About shared folders... I’d say most of our knowledge is stored in our intranet, and it’s all nicely categorized, structured, and searchable. Yet there are still gigabytes of stuff on various shared folders — temporary working documents, archives of stuff, and general dumping grounds for miscellaneous things.

Although we have “workspace” areas on our intranet, I think lots of people just want a simple drag-and-drop place to work on docs and exchange files — rather than download files, edit them, then upload them back to the intranet. And so the shared folders persist.

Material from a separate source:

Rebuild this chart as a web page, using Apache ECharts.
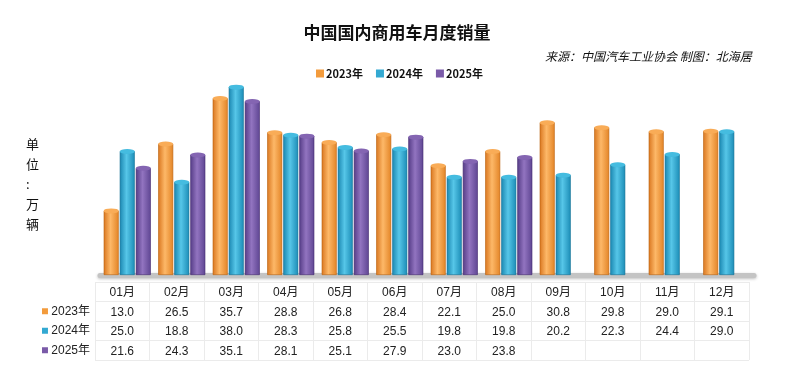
<!DOCTYPE html>
<html><head><meta charset="utf-8">
<script src="https://cdn.jsdelivr.net/npm/echarts@6/dist/echarts.min.js"></script>
<style>html,body{margin:0;padding:0;background:#fff}#c{width:800px;height:367px}</style>
</head><body><div id="c"></div>
<script>
const months = ['01月','02月','03月','04月','05月','06月','07月','08月','09月','10月','11月','12月'];
const seriesNames = ['2023年','2024年','2025年'];
const s2023 = [13.0,26.5,35.7,28.8,26.8,28.4,22.1,25.0,30.8,29.8,29.0,29.1];
const s2024 = [25.0,18.8,38.0,28.3,25.8,25.5,19.8,19.8,20.2,22.3,24.4,29.0];
const s2025 = [21.6,24.3,35.1,28.1,25.1,27.9,23.0,23.8];
const allData = [s2023, s2024, s2025];

const FONT = '"Liberation Sans","Noto Sans CJK SC",sans-serif';
const flat = ['#F39B3C','#33A9D2','#7A5AA8'];
const grads = [
  ['#D9761F','#FDB868','#E38426'],
  ['#1A86B0','#56C6E8','#1B8CB6'],
  ['#553C86','#9274C0','#5E4592']
];
const capFill = ['#F9AC57','#45BCE0','#8465B2'];
const capBorder = ['#B8620F','#126E94','#43296E'];

const chart = echarts.init(document.getElementById('c'), null, {renderer:'canvas'});
const BW = 15, GAP = '7%', CGAP = '14%';

const series = [];
seriesNames.forEach((n, i) => {
  series.push({
    name: n, type: 'bar', xAxisIndex: 0, yAxisIndex: 0,
    data: allData[i], barWidth: BW, barGap: GAP, barCategoryGap: CGAP,
    itemStyle: {
      color: new echarts.graphic.LinearGradient(0,0,1,0,[
        {offset:0,color:grads[i][0]},{offset:0.45,color:grads[i][1]},{offset:1,color:grads[i][2]}]),
      borderColor: capBorder[i], borderWidth: 0.6
    },
    z: 2
  });
});
seriesNames.forEach((n, i) => {
  series.push({
    name: n, type: 'pictorialBar', xAxisIndex: 0, yAxisIndex: 0,
    data: allData[i], barWidth: BW, barGap: GAP, barCategoryGap: CGAP,
    symbol: 'circle', symbolSize: [BW, 5], symbolPosition: 'end', symbolOffset: [0, '-50%'],
    itemStyle: { color: capFill[i], borderColor: capBorder[i], borderWidth: 0.8 },
    z: 3, silent: true
  });
});

const rowLabels = ['', ...seriesNames];
const rich = { t: { fontFamily: FONT, fontSize: 12, color: '#222' } };
flat.forEach((c, i) => { rich['s' + i] = { width: 6, height: 6, backgroundColor: c }; });

chart.setOption({
  backgroundColor: '#fff',
  animation: false,
  title: [{
    text: '中国国内商用车月度销量', left: 392, top: 19, textAlign: 'center',
    textStyle: { fontFamily: '"Noto Sans CJK SC",sans-serif', fontSize: 17, fontWeight: 'bold', color: '#111' }
  },{
    text: '来源：中国汽车工业协会 制图：北海居', left: 540, top: 45,
    textStyle: { fontFamily: '"Noto Sans CJK SC",sans-serif', fontSize: 12, fontStyle: 'italic', fontWeight: 'normal', color: '#111' }
  }],
  legend: {
    left: 311, top: 63, itemWidth: 8, itemHeight: 8, itemGap: 13, icon: 'rect',
    data: seriesNames.map((n, i) => ({ name: n, itemStyle: { color: flat[i], borderWidth: 0 } })),
    textStyle: { fontFamily: '"Noto Sans CJK SC",sans-serif', fontSize: 11, fontWeight: 'bold', color: '#111', padding: [0,0,0,-3] }
  },
  graphic: [{
    type: 'text', left: 26, top: 134,
    style: { text: '单\n位\n:\n万\n辆', fontFamily: '"Noto Sans CJK SC",sans-serif', fontSize: 13, lineHeight: 20, fill: '#111', align: 'center' }
  }],
  grid: [
    { left: 100, right: 46, top: 77, bottom: 92 },
    { left: 95, right: 51, top: 282, bottom: 7 }
  ],
  xAxis: [{
    type: 'category', gridIndex: 0, data: months,
    axisLine: { show: true, lineStyle: { color: '#c4c4c4', width: 5, shadowColor: 'rgba(0,0,0,0.25)', shadowBlur: 3, shadowOffsetY: 1 } },
    axisTick: { show: false }, axisLabel: { show: false }
  },{
    type: 'category', gridIndex: 1, data: months, position: 'top',
    axisLine: { show: false }, axisTick: { show: false },
    splitLine: { show: true, lineStyle: { color: '#ebebeb', width: 1 } },
    axisLabel: {
      inside: true, margin: 1, fontFamily: FONT, fontSize: 12, color: '#222', lineHeight: 19.5,
      formatter: (v, idx) => [v].concat(allData.map(a => a[idx] != null ? a[idx].toFixed(1) : '')).join('\n')
    }
  }],
  yAxis: [{
    type: 'value', gridIndex: 0, min: 0, max: 40, show: false
  },{
    type: 'category', gridIndex: 1, inverse: true, data: rowLabels,
    axisLine: { show: false }, axisTick: { show: false },
    splitLine: { show: true, lineStyle: { color: '#ebebeb', width: 1 } },
    axisLabel: {
      margin: 5, rich: rich,
      formatter: (v, idx) => idx === 0 ? '' : '{s' + (idx - 1) + '|}{t| ' + v + '}'
    }
  }],
  series: series
});
</script></body></html>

I’d love to hear how others have addressed this — either with simplicity, education, or technical solutions. For example, I’ve looked into sharing our intranet document repository via Windows shares so people can mount them and drag/drop files. But then we’d lose the ability to ask for structured metadata about the files when they’re saved, so it’s not an optimal solution.

Jane

Good question, Jase.
Could some other readers contribute their experiences with shared folders versus the intranet?

Kurt

Regarding Jase's question I would consider a document management system. I currently work in a law firm and the situation Jase describes what we run into with document production, storage and management. We use a system built specifically for document management and there are a range of options available based on the size and structure of the organization and amount of documents. This would give you the ability to share/restrict access as needed, group documents by area/function/whatever your structure requires and setup profiles to manage and control the document metadata. This may or may be integrated with your intranet.

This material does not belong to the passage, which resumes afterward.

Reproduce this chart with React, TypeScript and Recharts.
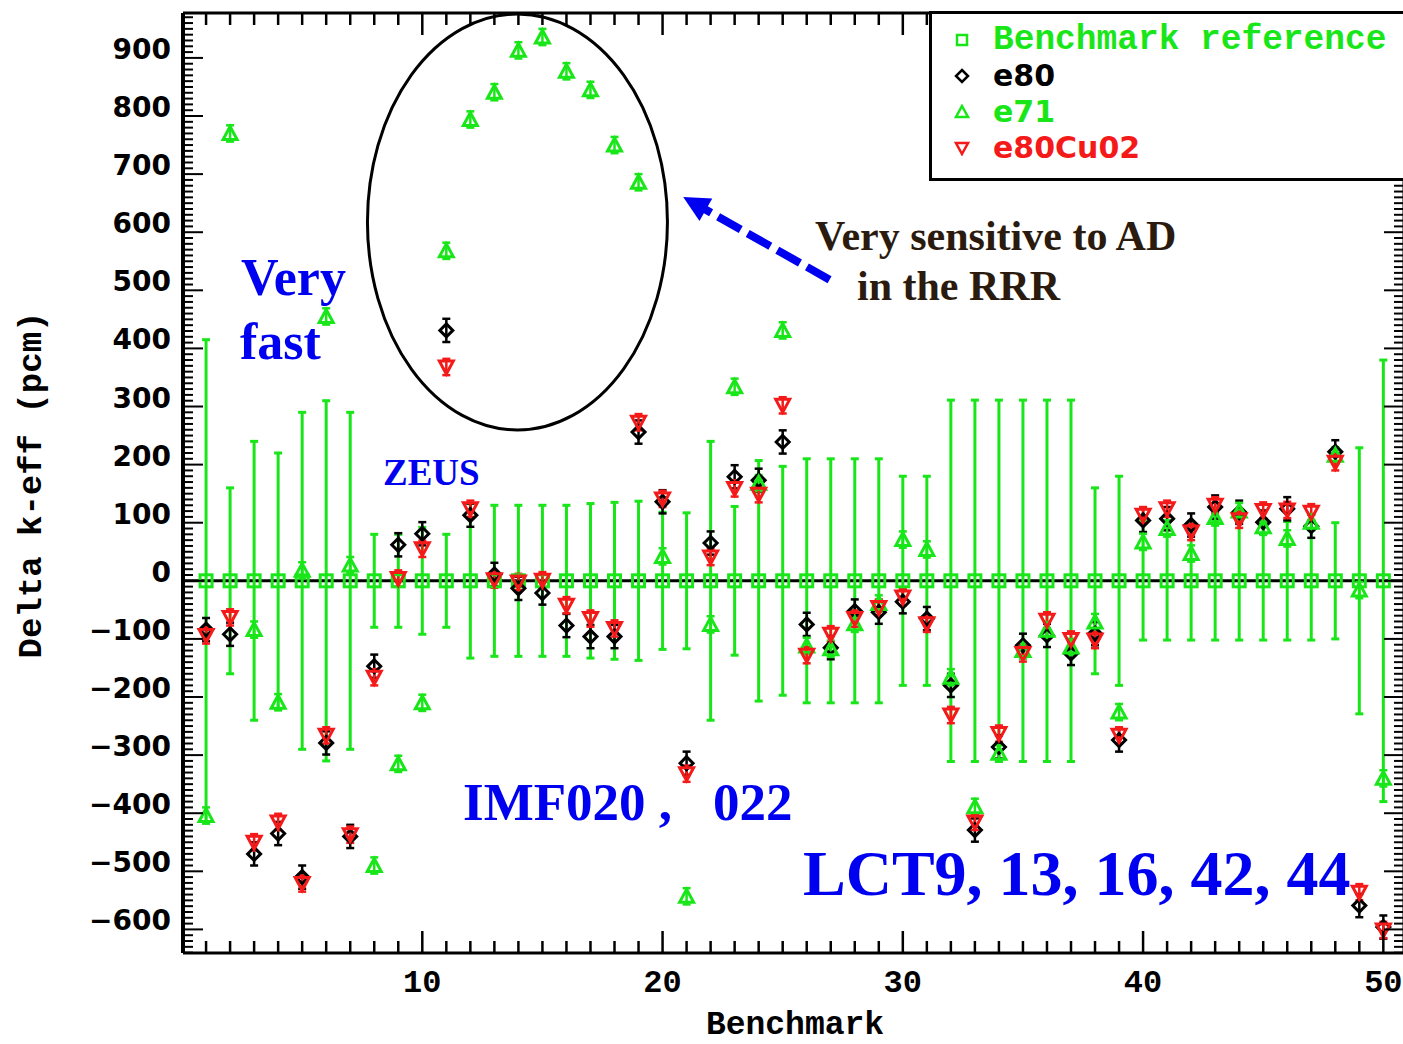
import React from 'react';
import { ComposedChart, Scatter, XAxis, YAxis, ErrorBar, ReferenceLine, ReferenceDot, Legend } from 'recharts';

const GREEN = '#19e619';
const RED = '#f41a1a';
const BLUE = '#0000f0';
const BROWN = '#2b1b0e';
const MONO = '"Liberation Mono", "DejaVu Sans Mono", monospace';
const SANS = '"DejaVu Sans", sans-serif';
const SERIF = '"Liberation Serif", "Times New Roman", serif';

// benchmark index 1..50
const benchmarks = [
    1, 2, 3, 4, 5, 6, 7, 8, 9, 10, 11, 12, 13, 14, 15, 16, 17, 18, 19, 20, 21, 22, 23, 24, 25,
    26, 27, 28, 29, 30, 31, 32, 33, 34, 35, 36, 37, 38, 39, 40, 41, 42, 43, 44, 45, 46, 47, 48, 49, 50,
];
// experimental uncertainty of the benchmark (pcm)
const benchmarkErr = [
    415, 160, 240, 220, 290, 310, 290, 80, 80, 92, 80, 133, 130, 130, 130, 130, 133, 135, 137, 118, 117, 240, 128, 207, 197,
    210, 210, 210, 210, 180, 180, 311, 311, 311, 311, 311, 311, 160, 180, 102, 102, 102, 102, 102, 102, 102, 102, 100, 229, 380,
];
const e80 = [
    -84, -92, -470, -435, -510, -279, -440, -147, 62, 81, 431, 113, 11, -13, -21, -77, -96, -96, 256, 136, -314, 65, 179, 173, 239,
    -75, -115, -52, -54, -36, -65, -180, -429, -286, -111, -94, -125, -91, -274, 104, 107, 96, 127, 118, 101, 124, 94, 222, -559, -596,
];
const e71 = [
    -404, 770, -84, -209, 18, 455, 27, -490, -315, -210, 568, 794, 841, 913, 936, 877, 845, 750, 686, 42, -543, -75, 334, 168, 431,
    -112, -117, -74, -39, 71, 54, -166, -389, -297, -120, -85, -114, -71, -226, 67, 90, 47, 109, 120, 93, 73, 101, 216, -16, -340,
];
const e80Cu02 = [
    -94, -63, -450, -415, -521, -266, -437, -166, 4, 55, 368, 124, 2, -2, 1, -42, -65, -82, 273, 141, -332, 41, 159, 149, 302,
    -128, -92, -65, -46, -28, -74, -231, -415, -263, -125, -68, -101, -102, -266, 113, 124, 84, 130, 105, 121, 122, 118, 204, -536, -601,
];
// statistical uncertainty of the calculations (pcm)
const e80Err = 20;
const e71Err = 14;
const e80Cu02Err = 14;

const xTickLabels = [10, 20, 30, 40, 50];
const yTickLabels = [-600, -500, -400, -300, -200, -100, 0, 100, 200, 300, 400, 500, 600, 700, 800, 900];

const X_DOMAIN = [0.04, 50.86];
const Y_DOMAIN = [-640.6, 977.3];

const yMinorTicks: number[] = [];
for (let v = -640; v <= 970; v += 10) yMinorTicks.push(v);

const refRows = benchmarks.map((b, i) => ({ x: b, y: 0, err: benchmarkErr[i] }));
const e80Rows = benchmarks.map((b, i) => ({ x: b, y: e80[i], err: e80Err }));
const e71Rows = benchmarks.map((b, i) => ({ x: b, y: e71[i], err: e71Err }));
const cuRows = benchmarks.map((b, i) => ({ x: b, y: e80Cu02[i], err: e80Cu02Err }));

// markers
const Square = (p: any) => (
    <rect x={p.cx - 6} y={p.cy - 6} width={12} height={12} fill="none" stroke={GREEN} strokeWidth={3} />
);
const Diamond = (p: any) => (
    <path d={`M${p.cx},${p.cy - 6.5}L${p.cx + 6.5},${p.cy}L${p.cx},${p.cy + 6.5}L${p.cx - 6.5},${p.cy}Z`} fill="none" stroke="#000" strokeWidth={3} />
);
const TriUp = (p: any) => (
    <path d={`M${p.cx},${p.cy - 7}L${p.cx + 7},${p.cy + 6}L${p.cx - 7},${p.cy + 6}Z`} fill="none" stroke={GREEN} strokeWidth={3} />
);
const TriDown = (p: any) => (
    <path d={`M${p.cx},${p.cy + 7}L${p.cx + 7},${p.cy - 6}L${p.cx - 7},${p.cy - 6}Z`} fill="none" stroke={RED} strokeWidth={3} />
);

// axis ticks (drawn inward, like the original plot)
const BottomTick = ({ x, y, payload }: any) => {
    const major = xTickLabels.includes(payload.value);
    return (
        <g>
            <line x1={x} x2={x} y1={y} y2={y - (major ? 22 : 12)} stroke="#000" strokeWidth={2.5} />
            {major && (
                <text x={x} y={y + 39} textAnchor="middle" fontFamily={MONO} fontWeight="bold" fontSize={32} fill="#000">
                    {payload.value}
                </text>
            )}
        </g>
    );
};
const TopTick = ({ x, y, payload }: any) => {
    const major = xTickLabels.includes(payload.value);
    return <line x1={x} x2={x} y1={y} y2={y + (major ? 22 : 12)} stroke="#000" strokeWidth={2.5} />;
};
const fmt = (v: number) => (v < 0 ? '\u2212' + Math.abs(v) : String(v));
const LeftTick = ({ x, y, payload }: any) => {
    const major = yTickLabels.includes(payload.value);
    return (
        <g>
            <line x1={x} x2={x + (major ? 20 : 10)} y1={y} y2={y} stroke="#000" strokeWidth={2} />
            {major && (
                <text x={x - 12} y={y + 1} textAnchor="end" fontFamily={SANS} fontWeight="bold" fontSize={28} fill="#000">
                    {fmt(payload.value)}
                </text>
            )}
        </g>
    );
};
const RightTick = ({ x, y, payload }: any) => {
    const major = yTickLabels.includes(payload.value);
    return <line x1={x} x2={x - (major ? 20 : 10)} y1={y} y2={y} stroke="#000" strokeWidth={2} />;
};

// annotations anchored in data space
const Ellipse = (p: any) => <ellipse cx={p.cx} cy={p.cy} rx={150} ry={208} fill="none" stroke="#000" strokeWidth={3} />;
const Arrow = (p: any) => {
    const { cx, cy } = p;
    const ux = 0.871, uy = 0.492;
    const len = 168;
    const head = 26;
    const bx = cx + ux * head, by = cy + uy * head;
    return (
        <g>
            <line x1={cx + ux * len} y1={cy + uy * len} x2={bx - ux * 2} y2={by - uy * 2} stroke={BLUE} strokeWidth={8} strokeDasharray="26 8" />
            <path d={`M${cx},${cy}L${bx - uy * 13},${by + ux * 13}L${bx + uy * 13},${by - ux * 13}Z`} fill={BLUE} />
        </g>
    );
};

const legendItems = [
    { name: 'Benchmark reference', color: GREEN, font: MONO, size: 34.5, marker: 'square' },
    { name: 'e80', color: '#000', font: SANS, size: 30, marker: 'diamond' },
    { name: 'e71', color: GREEN, font: SANS, size: 30, marker: 'up' },
    { name: 'e80Cu02', color: RED, font: SANS, size: 30, marker: 'down' },
];

const LegendMarker = ({ kind, color }: { kind: string; color: string }) => (
    <svg width={16} height={16} style={{ display: 'block' }}>
        {kind === 'square' && <rect x={3} y={3} width={10} height={10} fill="none" stroke={color} strokeWidth={2.5} />}
        {kind === 'diamond' && <path d="M8,2L14,8L8,14L2,8Z" fill="none" stroke={color} strokeWidth={2.5} />}
        {kind === 'up' && <path d="M8,2L14,13L2,13Z" fill="none" stroke={color} strokeWidth={2.5} />}
        {kind === 'down' && <path d="M8,14L14,3L2,3Z" fill="none" stroke={color} strokeWidth={2.5} />}
    </svg>
);

const renderLegend = () => (
    <div style={{ position: 'relative', width: 500, height: 170, border: '3px solid #000', boxSizing: 'border-box', background: '#fff' }}>
        {legendItems.map((it, i) => (
            <div key={it.name} style={{ position: 'absolute', left: 0, top: 8 + i * 36, width: 490, height: 36 }}>
                <div style={{ position: 'absolute', left: 22, top: 10 }}>
                    <LegendMarker kind={it.marker} color={it.color} />
                </div>
                <span style={{ position: 'absolute', left: 61, top: 0, fontFamily: it.font, fontWeight: 'bold', fontSize: it.size, color: it.color, lineHeight: '36px', whiteSpace: 'nowrap' }}>
                    {it.name}
                </span>
            </div>
        ))}
    </div>
);

export default function App() {
    return (
        <div style={{ position: 'absolute', left: 0, top: 0, width: 1403, height: 1044, overflow: 'hidden', background: '#fff' }}>
            <ComposedChart width={1410} height={1044} margin={{ top: 12, right: 5, bottom: 31, left: 33 }}>
                <XAxis
                    xAxisId="bottom"
                    dataKey="x"
                    type="number"
                    domain={X_DOMAIN}
                    allowDataOverflow
                    ticks={benchmarks}
                    interval={0}
                    tick={<BottomTick />}
                    tickLine={false}
                    tickSize={0}
                    tickMargin={0}
                    height={60}
                    axisLine={{ stroke: '#000', strokeWidth: 3 }}
                />
                <XAxis
                    xAxisId="top"
                    orientation="top"
                    dataKey="x"
                    type="number"
                    domain={X_DOMAIN}
                    allowDataOverflow
                    ticks={benchmarks}
                    interval={0}
                    tick={<TopTick />}
                    tickLine={false}
                    tickSize={0}
                    tickMargin={0}
                    height={1}
                    axisLine={{ stroke: '#000', strokeWidth: 3 }}
                />
                <YAxis
                    yAxisId="left"
                    type="number"
                    domain={Y_DOMAIN}
                    allowDataOverflow
                    ticks={yMinorTicks}
                    interval={0}
                    tick={<LeftTick />}
                    tickLine={false}
                    tickSize={0}
                    tickMargin={0}
                    width={150}
                    axisLine={{ stroke: '#000', strokeWidth: 4 }}
                />
                <YAxis
                    yAxisId="right"
                    orientation="right"
                    type="number"
                    domain={Y_DOMAIN}
                    allowDataOverflow
                    ticks={yMinorTicks}
                    interval={0}
                    tick={<RightTick />}
                    tickLine={false}
                    tickSize={0}
                    tickMargin={0}
                    width={1}
                    axisLine={{ stroke: '#000', strokeWidth: 3 }}
                />
                <ReferenceLine xAxisId="bottom" yAxisId="left" y={0} stroke="#000" strokeWidth={3} />
                <Scatter name="Benchmark reference" xAxisId="bottom" yAxisId="left" data={refRows} dataKey="y" shape={Square} isAnimationActive={false}>
                    <ErrorBar dataKey="err" direction="y" width={4} stroke={GREEN} strokeWidth={3} />
                </Scatter>
                <Scatter name="e80" xAxisId="bottom" yAxisId="left" data={e80Rows} dataKey="y" shape={Diamond} isAnimationActive={false}>
                    <ErrorBar dataKey="err" direction="y" width={4} stroke="#000" strokeWidth={2.5} />
                </Scatter>
                <Scatter name="e71" xAxisId="bottom" yAxisId="left" data={e71Rows} dataKey="y" shape={TriUp} isAnimationActive={false}>
                    <ErrorBar dataKey="err" direction="y" width={4} stroke={GREEN} strokeWidth={2.5} />
                </Scatter>
                <Scatter name="e80Cu02" xAxisId="bottom" yAxisId="left" data={cuRows} dataKey="y" shape={TriDown} isAnimationActive={false}>
                    <ErrorBar dataKey="err" direction="y" width={4} stroke={RED} strokeWidth={2.5} />
                </Scatter>
                <ReferenceDot xAxisId="bottom" yAxisId="left" x={13.96} y={617.6} shape={Ellipse} />
                <ReferenceDot xAxisId="bottom" yAxisId="left" x={20.86} y={660.6} shape={Arrow} />
                <Legend
                    content={renderLegend}
                    layout="horizontal"
                    verticalAlign="middle"
                    align="center"
                    wrapperStyle={{ position: 'absolute', left: 929, top: 11, width: 500, height: 170 }}
                />
            </ComposedChart>
            <svg width={1403} height={1044} style={{ position: 'absolute', left: 0, top: 0, pointerEvents: 'none' }}>
                <text x={795} y={1034} textAnchor="middle" fontFamily={MONO} fontWeight="bold" fontSize={33} fill="#000">
                    Benchmark
                </text>
                <text x={41} y={485} transform="rotate(-90, 41, 485)" textAnchor="middle" fontFamily={MONO} fontWeight="bold" fontSize={34} fill="#000">
                    Delta k-eff (pcm)
                </text>
                <g fontFamily={SERIF} fontWeight="bold">
                    <text x={241} y={295} fontSize={52} fill={BLUE}>Very</text>
                    <text x={240} y={359} fontSize={52} fill={BLUE}>fast</text>
                    <text x={383} y={485} fontSize={37} fill={BLUE}>ZEUS</text>
                    <text x={463} y={820} fontSize={53} fill={BLUE}>IMF020 ,</text>
                    <text x={713} y={820} fontSize={53} fill={BLUE}>022</text>
                    <text x={803} y={895} fontSize={64} fill={BLUE}>LCT9, 13, 16, 42, 44</text>
                    <text x={815} y={250} fontSize={42} fill={BROWN}>Very sensitive to AD</text>
                    <text x={857} y={300} fontSize={42} fill={BROWN}>in the RRR</text>
                </g>
            </svg>
        </div>
    );
}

Regarding the comment about email - I am on both sides of that arguement. The legal industry is learning a lot about email right now in terms of electronic discovery related to litigation and general records management. Consider the business decisions you make via an email conversation. Do you have an obligation to keep and archive that conversation for regulatory or other purposes? What do you do with email and people come and go? If I am new to your organization, I do not have (necessarily) access to those prior conversations. If I leave, what happens to my email which may contain conversations which contained or were used to make business decisions? I do not think email should be considered a method of sharing information like a blog, wiki or any other website. However, it needs to be managed properly like any other process you use to make decisions and carry on business.